Personal wealth surges at the fastest rate ever recorded: report

While the global economy continues to face challenges, personal wealth has surged at a record pace, increasing $20.1 trillion during the past year and widening the inequality gap between the rich and poor, according to the latest Credit Suisse Global Wealth Report.

Healthy housing markets and robust equity prices helped this increase, leading to an 8.3 per cent growth in global wealth to $263 trillion and marking the first time household wealth exceeded the $250 trillion threshold, the report said.

The annual growth of $20.1 trillion was the highest recorded since 2007. The report’s findings suggest personal wealth has been rising at the fastest rate ever recorded.
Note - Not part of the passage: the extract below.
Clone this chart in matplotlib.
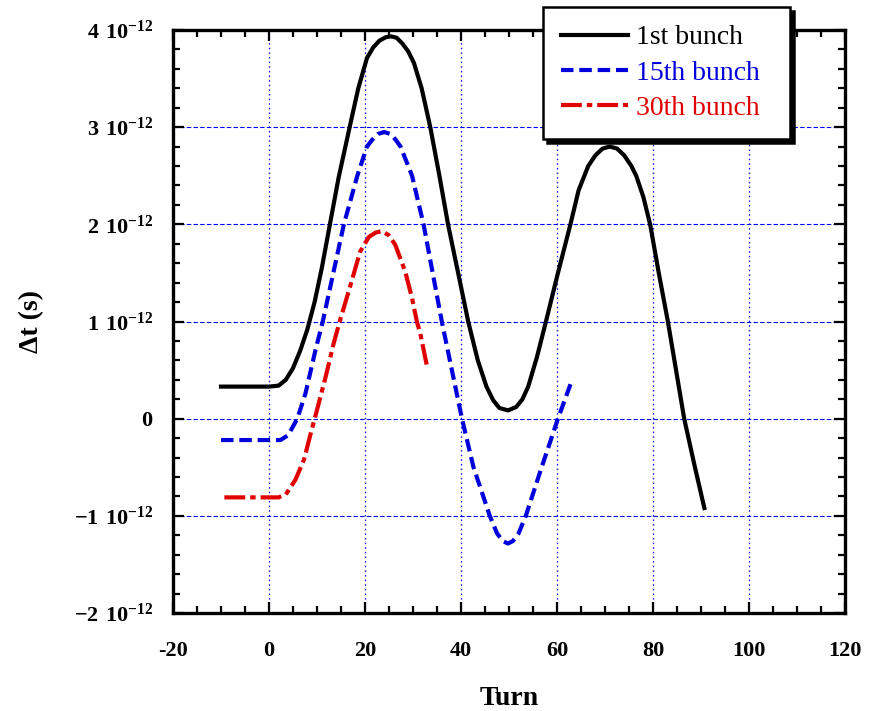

In order to illustrate wealth inequality, Credit Suisse noted – debts aside – an individual would require a mere $3,650 to belong to the wealthiest half of world citizens. However, in order to be part of the world’s top 10, more than $77,000 is required, and $798,000 to belong to the wealthiest 1 per cent.

The report analysed wealth ownership for every region, finding North America to have witnessed the highest increase in wealth from mid-2013 until mid-2014, growing 11.4 per cent. Europe followed with an increase of 10.6 per cent, Africa with 6.3 per cent and Asia Pacific with 3.6 per cent.

In both North America and Europe, capital markets made significant contributions to wealth growth. On the other hand, Asia and specifically China make up the largest portion of newly created wealth among emerging markets.

In many countries, “the disparity between population and wealth becomes increasingly apparent,” the report said. For example, despite making significant strides over the past years, China accounts for 21.4 per cent of the adult population of the world, but only 8.1 per cent of global wealth. This is similar for Latin America.

In Africa and India, however, the population share exceeds the wealth share by a multiple of more than ten, it noted. As net worth per adult globally surged to an all-time high, there are considerable variations between countries and regions.

The richest countries, where wealth per adult stands at above $100,000, can be found in North America, Western Europe and a number of wealthy Asia-Pacific and Middle Eastern nations.